Digital evaluation also produces machine-readable grade records that integrate directly with admissions management systems, eliminating the manual data entry step. When admissions staff are already working at peak capacity managing re-scheduled interviews and provisional offer letters, removing the manual grade entry step frees staff time for higher-value work.
A further advantage: digital evaluation audit trails allow institutions to respond quickly to RTI requests and university affiliation inspections that may spike during a period when examination procedures are under public scrutiny. In 2026, institutions with complete digital documentation of their evaluation processes are better positioned than those relying on physical records.
What the Cascade Reveals About Structural Exam Risk
The 2026 disruption is not unprecedented in its individual components — paper leaks, technical glitches, and revaluation controversies have each occurred in prior years. What is new is their simultaneous occurrence across three of India's four largest national examination pipelines in a single May–June window.
The overlap amplifies impact because students and institutions depend on multiple national exam results in sequence, not in isolation. A student applying to a deemed university needs NEET scores, Class 12 board marks, and possibly CUET scores to complete a single application. When all three are delayed simultaneously, no part of the admissions process can proceed.

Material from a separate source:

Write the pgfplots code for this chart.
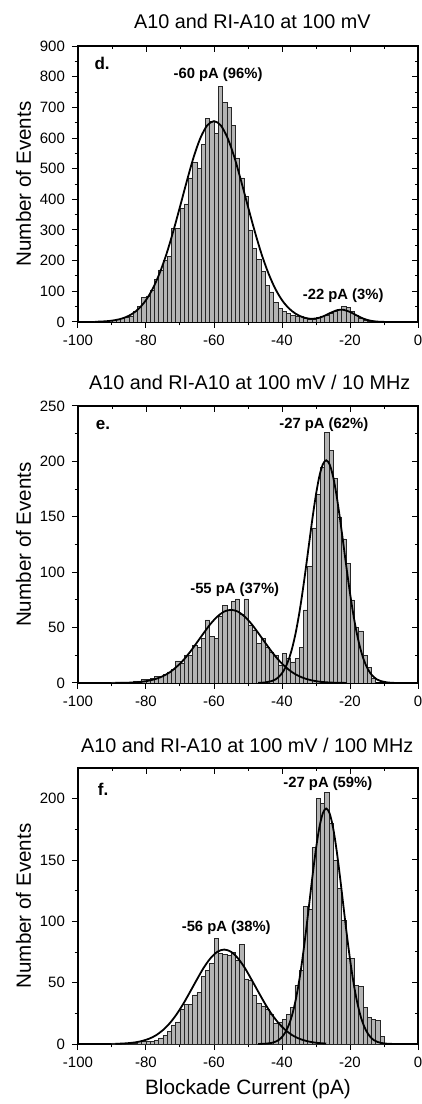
\documentclass[border=0pt]{standalone}
\usepackage{fontspec}
\setmainfont{Liberation Sans}
\usepackage{pgfplots}
\pgfplotsset{compat=1.18}

\definecolor{barfill}{RGB}{180,180,180}

\pgfplotsset{
  panel/.style={
    scale only axis, width=170pt, anchor=south west,
    xmin=-100, xmax=0, xtick={-100,-80,...,0}, minor x tick num=1,
    minor y tick num=1,
    tick align=outside, tick pos=left,
    axis line style={line width=0.7pt},
    major tick length=3pt, minor tick length=1.7pt,
    every tick/.style={black, line width=0.5pt},
    tick label style={font=\fontsize{7.5}{8}\selectfont},
    /pgf/number format/assume math mode=true,
    ylabel={Number of Events},
    ylabel style={at={(axis description cs:-0.16,0.5)}, anchor=center,
      font=\fontsize{10.3}{12}\selectfont},
  },
  mirror/.style={
    scale only axis, width=170pt, anchor=south west,
    xmin=-100, xmax=0, xtick={-100,-80,...,0}, minor x tick num=1,
    minor y tick num=1,
    tick align=inside, tick pos=right,
    xticklabels={}, yticklabels={},
    axis line style={draw=none},
    major tick length=3pt, minor tick length=1.7pt,
    every tick/.style={black, line width=0.5pt},
  },
  hist/.style={ybar interval, fill=barfill, draw=black!85, line width=0.25pt},
  fit/.style={black, line width=0.9pt, smooth},
}
\tikzset{
  peak/.style={font=\bfseries\fontsize{7.4}{8}\selectfont},
  plabel/.style={font=\bfseries\fontsize{8.5}{9}\selectfont, anchor=west},
  ptitle/.style={anchor=base west, font=\fontsize{9.9}{12}\selectfont},
}

\begin{document}
\begin{tikzpicture}
\path[use as bounding box] (0,0) rectangle (211pt,552pt);

% ---------------- panel d ----------------
\node[ptitle] at (63.5pt,537.5pt) {A10 and RI-A10 at 100 mV};
\begin{axis}[panel, at={(39pt,391pt)}, height=138pt,
  ymin=0, ymax=900, ytick={0,100,...,900}]
\addplot[hist] coordinates {
(-95,2) (-93.75,3) (-92.5,4) (-91.25,5) (-90,6) (-88.75,8) (-87.5,12) (-86.25,16)
(-85,20) (-83.75,35) (-82.5,50) (-81.25,80) (-80,85) (-78.75,105) (-77.5,140) (-76.25,170)
(-75,200) (-73.75,215) (-72.5,305) (-71.25,305) (-70,370) (-68.75,385) (-67.5,470) (-66.25,520)
(-65,500) (-63.75,580) (-62.5,665) (-61.25,655) (-60,615) (-58.75,768) (-57.5,715) (-56.25,700)
(-55,640) (-53.75,535) (-52.5,470) (-51.25,410) (-50,300) (-48.75,240) (-47.5,205) (-46.25,165)
(-45,120) (-43.75,98) (-42.5,65) (-41.25,45) (-40,35) (-38.75,28) (-37.5,22) (-36.25,18)
(-35,20) (-33.75,12) (-32.5,8) (-31.25,10) (-30,14) (-28.75,20) (-27.5,22) (-26.25,28)
(-25,35) (-23.75,42) (-22.5,50) (-21.25,48) (-20,35) (-18.75,22) (-17.5,12) (-16.25,6)
(-15,3) (-13.75,3)
};
\addplot[fit] coordinates {
(-95,0.7) (-92,2.2) (-90,4.5) (-88,8.5) (-86,15.5) (-84,26.9) (-82,44.8) (-80,71.4)
(-78,109) (-76,159) (-74,221) (-72,295) (-70,376) (-68,459) (-66,537) (-64,600)
(-62,641) (-60,655) (-58,641) (-56,600) (-54,537) (-52,459) (-50,376) (-48,295)
(-46,221) (-44,159) (-42,109) (-40,71.4) (-38,44.8) (-36,27) (-34,16.1) (-32,10.9)
(-30,11.4) (-28,17.8) (-26,28.4) (-24,37.8) (-23,40) (-22,39.9) (-20,32.9) (-18,21.2)
(-16,10.7) (-14,4.2) (-12,1.3) (-10,0.3) (-8,0.05)
};
\node[peak] at (axis cs:-58.8,805) {-60 pA (96\%)};
\node[peak] at (axis cs:-22,85) {-22 pA (3\%)};
\node[plabel] at (axis cs:-97.2,843) {d.};
\end{axis}
\begin{axis}[mirror, at={(39pt,391pt)}, height=138pt,
  ymin=0, ymax=900, ytick={0,100,...,900}]
\end{axis}

% ---------------- panel e ----------------
\node[ptitle] at (41pt,357pt) {A10 and RI-A10 at 100 mV / 10 MHz};
\begin{axis}[panel, at={(39pt,210.5pt)}, height=138.5pt,
  ymin=0, ymax=250, ytick={0,50,...,250}]
\addplot[hist] coordinates {
(-90,1) (-88.75,0) (-87.5,1) (-86.25,1) (-85,1) (-83.75,2) (-82.5,2) (-81.25,3)
(-80,3) (-78.75,4) (-77.5,6) (-76.25,6) (-75,8) (-73.75,10) (-72.5,12) (-71.25,20)
(-70,18) (-68.75,25) (-67.5,25) (-66.25,34) (-65,32) (-63.75,40) (-62.5,57) (-61.25,42)
(-60,40) (-58.75,60) (-57.5,70) (-56.25,66) (-55,74) (-53.75,76) (-52.5,62) (-51.25,76)
(-50,52) (-48.75,48) (-47.5,36) (-46.25,40) (-45,32) (-43.75,28) (-42.5,25) (-41.25,16)
(-40,27) (-38.75,22) (-37.5,19) (-36.25,22) (-35,32) (-33.75,66) (-32.5,105) (-31.25,140)
(-30,170) (-28.75,195) (-27.5,226) (-26.25,210) (-25,185) (-23.75,150) (-22.5,130) (-21.25,108)
(-20,75) (-18.75,50) (-17.5,47) (-16.25,25) (-15,14) (-13.75,4) (-12.5,4)
};
\addplot[fit] coordinates {
(-89,0.1) (-85,0.3) (-83,0.64) (-81,1.2) (-79,2.2) (-77,3.8) (-75,6.2) (-73,9.7)
(-71,14.6) (-69,20.7) (-67,28.2) (-65,36.6) (-63,45.2) (-61,53.4) (-59,60) (-57,64.5)
(-55,66) (-53,64.5) (-51,60) (-49,53.4) (-47,45.2) (-45,36.6) (-43,28.2) (-41,20.7)
(-39,14.6) (-37,9.7) (-35,6.2) (-33,3.8) (-31,2.2) (-29,1.2) (-27,0.64) (-25,0.3) (-21,0.05)
};
\addplot[fit] coordinates {
(-47,0.12) (-45,0.5) (-43,1.8) (-42,3.1) (-41,5.4) (-40,8.8) (-39,14) (-38,21.4)
(-37,31.6) (-36,44.9) (-35,61.5) (-34,81.2) (-33,103.3) (-32,126.6) (-31,149.5) (-30,170.2)
(-29,186.7) (-28,197.3) (-27,201) (-26,197.3) (-25,186.7) (-24,170.2) (-23,149.5) (-22,126.6)
(-21,103.3) (-20,81.2) (-19,61.5) (-18,44.9) (-17,31.6) (-16,21.4) (-15,14) (-14,8.8)
(-13,5.4) (-12,3.1) (-11,1.8) (-9,0.5) (-7,0.12)
};
\node[peak] at (axis cs:-27.7,233) {-27 pA (62\%)};
\node[peak] at (axis cs:-53.9,84) {-55 pA (37\%)};
\node[plabel] at (axis cs:-96.8,233) {e.};
\end{axis}
\begin{axis}[mirror, at={(39pt,210.5pt)}, height=138.5pt,
  ymin=0, ymax=250, ytick={0,50,...,250}]
\end{axis}

% ---------------- panel f ----------------
\node[ptitle] at (37pt,175.6pt) {A10 and RI-A10 at 100 mV / 100 MHz};
\begin{axis}[panel, at={(39pt,30pt)}, height=138pt,
  ymin=0, ymax=225, ytick={0,50,...,200},
  xlabel={Blockade Current (pA)},
  xlabel style={font=\fontsize{10.4}{12}\selectfont, yshift=1pt}]
\addplot[hist] coordinates {
(-90,1) (-88.75,1) (-87.5,1) (-86.25,1) (-85,1) (-83.75,1) (-82.5,2) (-81.25,2)
(-80,2) (-78.75,2) (-77.5,3) (-76.25,5) (-75,7) (-73.75,10) (-72.5,15) (-71.25,18)
(-70,28) (-68.75,32) (-67.5,32) (-66.25,40) (-65,42) (-63.75,55) (-62.5,60) (-61.25,66)
(-60,86) (-58.75,74) (-57.5,73) (-56.25,72) (-55,75) (-53.75,68) (-52.5,81) (-51.25,53)
(-50,52) (-48.75,40) (-47.5,33) (-46.25,31) (-45,28) (-43.75,24) (-42.5,17) (-41.25,18)
(-40,20) (-38.75,24) (-37.5,30) (-36.25,48) (-35,60) (-33.75,112) (-32.5,110) (-31.25,160)
(-30,200) (-28.75,196) (-27.5,205) (-26.25,180) (-25,150) (-23.75,127) (-22.5,101) (-21.25,70)
(-20,70) (-18.75,48) (-17.5,47) (-16.25,30) (-15,22) (-13.75,20) (-12.5,19) (-11.25,6)
(-10,6)
};
\addplot[fit] coordinates {
(-89,0.17) (-87,0.35) (-85,0.75) (-83,1.4) (-81,2.6) (-79,4.4) (-77,7.2) (-75,11.4)
(-73,17) (-71,24.2) (-69,32.9) (-67,42.7) (-65,52.7) (-63,62.3) (-61,70) (-59,75.2)
(-57,77) (-55,75.2) (-53,70) (-51,62.3) (-49,52.7) (-47,42.7) (-45,32.9) (-43,24.2)
(-41,17) (-39,11.4) (-37,7.2) (-35,4.4) (-33,2.6) (-31,1.4) (-29,0.75) (-27,0.35)
};
\addplot[fit] coordinates {
(-47,0.05) (-45,0.22) (-43,0.93) (-42,1.8) (-41,3.2) (-40,5.7) (-39,9.6) (-38,15.5)
(-37,23.9) (-36,35.5) (-35,50.6) (-34,69.2) (-33,90.7) (-32,114.1) (-31,137.6) (-30,159.2)
(-29,176.7) (-28,188) (-27,192) (-26,188) (-25,176.7) (-24,159.2) (-23,137.6) (-22,114.1)
(-21,90.7) (-20,69.2) (-19,50.6) (-18,35.5) (-17,23.9) (-16,15.5) (-15,9.6) (-14,5.7)
(-13,3.2) (-12,1.8) (-11,0.93) (-9,0.22) (-7,0.05)
};
\node[peak] at (axis cs:-26.5,212) {-27 pA (59\%)};
\node[peak] at (axis cs:-56.4,94.5) {-56 pA (38\%)};
\node[plabel] at (axis cs:-96.2,207.6) {f.};
\end{axis}
\begin{axis}[mirror, at={(39pt,30pt)}, height=138pt,
  ymin=0, ymax=225, ytick={0,50,...,200}]
\end{axis}
\end{tikzpicture}
\end{document}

For examination bodies, this is a structural argument for genuinely staggered examination calendars and independent redundant processing pipelines. The current calendar — where NEET, CBSE, and CUET all conclude in a five-week window — creates single-point-of-failure exposure at the national level.
For institutions, it is an argument for building admissions workflows that are explicitly designed to handle late results without degrading student experience or institutional operations. That means conditional offer letters, digital-first record management, and admissions staff cross-trained for high-uncertainty periods.
The 2026 season will eventually resolve. MCC counselling will conclude by October. CBSE revaluation results will arrive in July. CUET-affected students will receive their results. The admissions offices that emerge with the least operational damage will be those that stopped assuming national exam calendars would proceed as planned.